Convert original files in a corpus to giellatekno/divvun xml format.

convert2xml depends on these external programs:

  • pdftotext
  • wvHtml

Usage

Convert all files in the directory $GTFREE/orig/sme and its subdirectories.

convert2xml $GTFREE/orig/sme

The converted files are placed in $GTFREE/converted/sme with the same directory structure as that in $GTFREE/orig/sme.

Convert only one file:

convert2xml $GTFREE/orig/sme/admin/sd/file1.html

The converted file is found in $GTFREE/orig/sme/admin/sd/file1.htm.xml

Convert all sme files in directories ending with corpus

convert2xml *corpus/orig/sme

If convert2xml is not able to convert a file these kinds of message will appear:

~/Dokumenter/corpus/freecorpus/orig/eng/admin/depts/regjeringen.no/calendar-for-the-ministry-of-children-an.html_id=308

A log file will be found in

~/Dokumenter/corpus/freecorpus/orig/eng/admin/depts/regjeringen.no/calendar-for-the-ministry-of-children-an.html_id=308.log

explaining what went wrong.

The complete help text from the program:

usage: convert2xml [-h] [--version] [--serial] [--lazy-conversion]
                   [--write-intermediate] [--goldstandard]
                   sources [sources ...]

Convert original files to giellatekno xml.

positional arguments:
  sources               The original file(s) or directory/ies where the
                        original files exist

optional arguments:
  -h, --help            show this help message and exit
  --version             show program's version number and exit
  --serial              use this for debugging the conversion process. When
                        this argument is used files will be converted one by
                        one.
  --lazy-conversion     Reconvert only if metadata have changed.
  --write-intermediate  Write the intermediate XML representation to
                        ORIGFILE.im.xml, for debugging the XSLT. (Has no
                        effect if the converted file already exists.)
  --goldstandard        Convert goldstandard and .correct files

analyse_corpus

Analyse converted corpus files.

analyse_corpus depends on these external programs:

  • vislcg3
  • hfst

Usage

To be able to use this program you must either use the nightly giella packages or build the needed resources for the supported languages (exchange "sma" with "sme, smj" ad lib):

{{cd $GTLANGS/langs-sma}}

Configure the language, use at least these to options --prefix=$HOME/.local --enable-tokenisers

./configure --prefix=$HOME/.local --enable-tokenisers # add your own flags to taste
make install

Then you must convert the corpus files as explained in the convert2xml section.

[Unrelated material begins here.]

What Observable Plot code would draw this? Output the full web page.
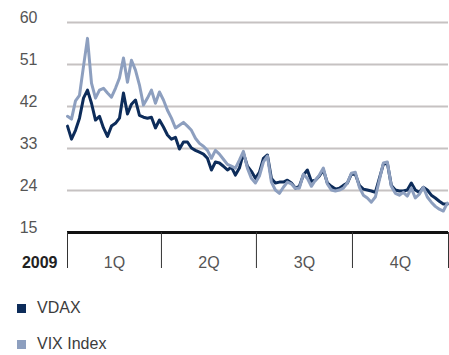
<!DOCTYPE html>
<html>
<head>
<meta charset="utf-8">
<script src="https://cdn.jsdelivr.net/npm/d3@7"></script>
<script src="https://cdn.jsdelivr.net/npm/@observablehq/plot@0.6"></script>
<style>
  body { margin: 0; background: #fff; font-family: "Liberation Sans", Arial, sans-serif; }
  #chart { position: relative; width: 449px; height: 355px; }
  .legend { position: absolute; left: 17px; top: 298px; font-size: 16px; color: #3c3c3c; }
  .legend .item { display: flex; align-items: center; height: 20px; margin-bottom: 16px; }
  .legend .sw { width: 9px; height: 9px; margin-right: 11px; }
</style>
</head>
<body>
<div id="chart"></div>
<script>
// Volatility indices, 2009, sampled roughly every 3.8 calendar days
const seriesNames = ["VDAX", "VIX Index"];
const seriesColors = ["#0d2c5a", "#8d9fbf"];
const yearLabel = "2009";
const quarterLabels = ["1Q", "2Q", "3Q", "4Q"];
const yTicks = [15, 24, 33, 42, 51, 60];

const vdax = [37.8,35.0,36.9,39.5,43.8,45.5,42.7,39.1,39.9,37.4,35.6,37.8,38.4,39.5,44.9,40.4,
  42.5,43.4,40.1,39.7,39.5,39.7,37.4,39.1,37.6,35.9,35.0,35.4,32.9,34.4,34.4,33.1,
  32.6,32.2,31.8,30.9,28.4,30.1,29.9,29.2,28.4,29.0,27.3,28.8,32.0,29.2,28.1,26.6,
  27.9,30.9,31.6,26.6,25.6,25.8,25.8,26.2,25.6,24.5,24.9,27.3,28.4,26.0,26.2,27.1,
  28.4,25.6,24.9,24.3,24.5,25.1,25.6,27.5,27.5,25.1,24.3,24.1,23.9,23.6,26.6,29.6,
  29.9,25.1,24.1,23.9,23.9,24.1,25.6,24.1,23.6,24.7,24.1,23.0,22.4,21.7,21.1,21.1];

const vix = [39.9,39.3,43.2,44.4,50.6,56.6,47.0,43.8,45.5,45.9,44.9,44.0,45.9,48.1,52.4,47.2,
  51.9,49.8,46.6,42.3,43.8,45.5,42.7,45.1,43.4,41.2,39.5,37.4,38.0,38.6,37.8,36.9,
  35.2,34.1,33.5,32.6,30.9,32.6,31.8,30.7,29.6,29.2,28.8,30.5,32.4,28.8,26.6,25.6,
  27.1,30.1,31.4,25.8,24.1,23.4,24.7,25.8,25.4,24.5,24.5,27.5,26.6,24.9,26.2,27.3,
  28.8,25.4,24.1,23.9,24.1,24.5,25.6,27.7,27.9,24.7,23.0,22.4,21.5,22.6,26.2,29.9,
  30.1,24.9,23.4,23.0,23.6,22.8,24.5,22.4,23.2,24.7,22.6,21.5,20.6,20.0,19.6,21.3];

const yearStart = new Date(Date.UTC(2009, 0, 1));
const yearEnd = new Date(Date.UTC(2010, 0, 1));
const sampleStepDays = 3.83;
const dayMs = 86400000;
const sampleDate = i => new Date(+yearStart + i * sampleStepDays * dayMs);

const quarterBounds = [0, 3, 6, 9, 12].map(m => new Date(Date.UTC(2009, m, 1)));
const quarterMids = quarterBounds.slice(0, 4).map((d, i) => new Date((+d + +quarterBounds[i + 1]) / 2));

const vdaxRows = vdax.map((value, i) => ({date: sampleDate(i), value}));
const vixRows = vix.map((value, i) => ({date: sampleDate(i), value}));

const chart = Plot.plot({
  width: 449,
  height: 280,
  marginLeft: 67,
  marginRight: 1,
  marginTop: 22,
  marginBottom: 48,
  style: {fontFamily: "Liberation Sans, Arial, sans-serif", fontSize: "16px", color: "#555", background: "#fff"},
  x: {type: "utc", domain: [yearStart, yearEnd]},
  y: {domain: [15, 60]},
  marks: [
    Plot.ruleY(yTicks.slice(1), {stroke: "#c6c2c2", strokeWidth: 2}),
    Plot.axisY(yTicks, {tickSize: 0, tickPadding: 30, dy: -5, label: null, fill: "#555"}),
    Plot.line(vdaxRows, {x: "date", y: "value", stroke: seriesColors[0], strokeWidth: 3, strokeLinejoin: "round"}),
    Plot.line(vixRows, {x: "date", y: "value", stroke: seriesColors[1], strokeWidth: 3, strokeLinejoin: "round"}),
    Plot.ruleY([15], {stroke: "#111", strokeWidth: 3}),
    Plot.axisX(quarterBounds, {tickSize: 36, tickFormat: () => "", label: null, stroke: "#333"}),
    Plot.axisX(quarterMids, {
      tickSize: 0, tickPadding: 24, label: null, fill: "#555",
      tickFormat: d => quarterLabels[quarterMids.findIndex(m => +m === +d)]
    }),
    Plot.text([yearLabel], {
      x: () => yearStart, y: () => 15, text: d => d,
      dx: -10, dy: 30, textAnchor: "end", fontWeight: "bold", fill: "#222", fontSize: 16
    })
  ]
});

const root = document.getElementById("chart");
root.appendChild(chart);

const legend = document.createElement("div");
legend.className = "legend";
seriesNames.forEach((name, i) => {
  const item = document.createElement("div");
  item.className = "item";
  const sw = document.createElement("span");
  sw.className = "sw";
  sw.style.background = seriesColors[i];
  const label = document.createElement("span");
  label.textContent = name;
  item.appendChild(sw);
  item.appendChild(label);
  legend.appendChild(item);
});
root.appendChild(legend);
</script>
</body>
</html>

When this is done you can analyse all files in the directory $GTFREE/converted/sme (and sma, smj) and its subdirectories by issuing this command:

analyse_corpus $GTFREE/converted/sme

The analysed file will be found in {{$GTFREE/analysed/sme}}

To analyse only one file, issue this command:

analyse_corpus --serial sme $GTFREE/converted/sme/file.html.xml

The complete help text from the program:

analyse_corpus --help
usage: analyse_corpus [-h] [--version] [--serial] [-k {xfst,hfst,hfst_thirties,hfst_eighties,hfst_no_korp,trace-smegram-dev,trace-smegram}]
                      converted_entities [converted_entities ...]

Analyse files in parallel.

positional arguments:
  converted_entities    converted files or director(y|ies) where the converted files exist

optional arguments:
  -h, --help            show this help message and exit
  --version             show program's version number and exit
  --serial              When this argument is used files will be analysed one by one.
  -k {xfst,hfst,hfst_thirties,hfst_eighties,hfst_no_korp,trace-smegram-dev,trace-smegram}, --modename {xfst,hfst,hfst_thirties,hfst_eighties,hfst_no_korp,trace-smegram-dev,trace-smegram}
                        You can set the analyser pipeline explicitely if you want.

add_files_to_corpus

The complete help text from the program is as follows:

usage: add_files_to_corpus [-h] [-v] [-p PARALLEL_FILE] [-l LANG]
                           [-d DIRECTORY]
                           origs [origs ...]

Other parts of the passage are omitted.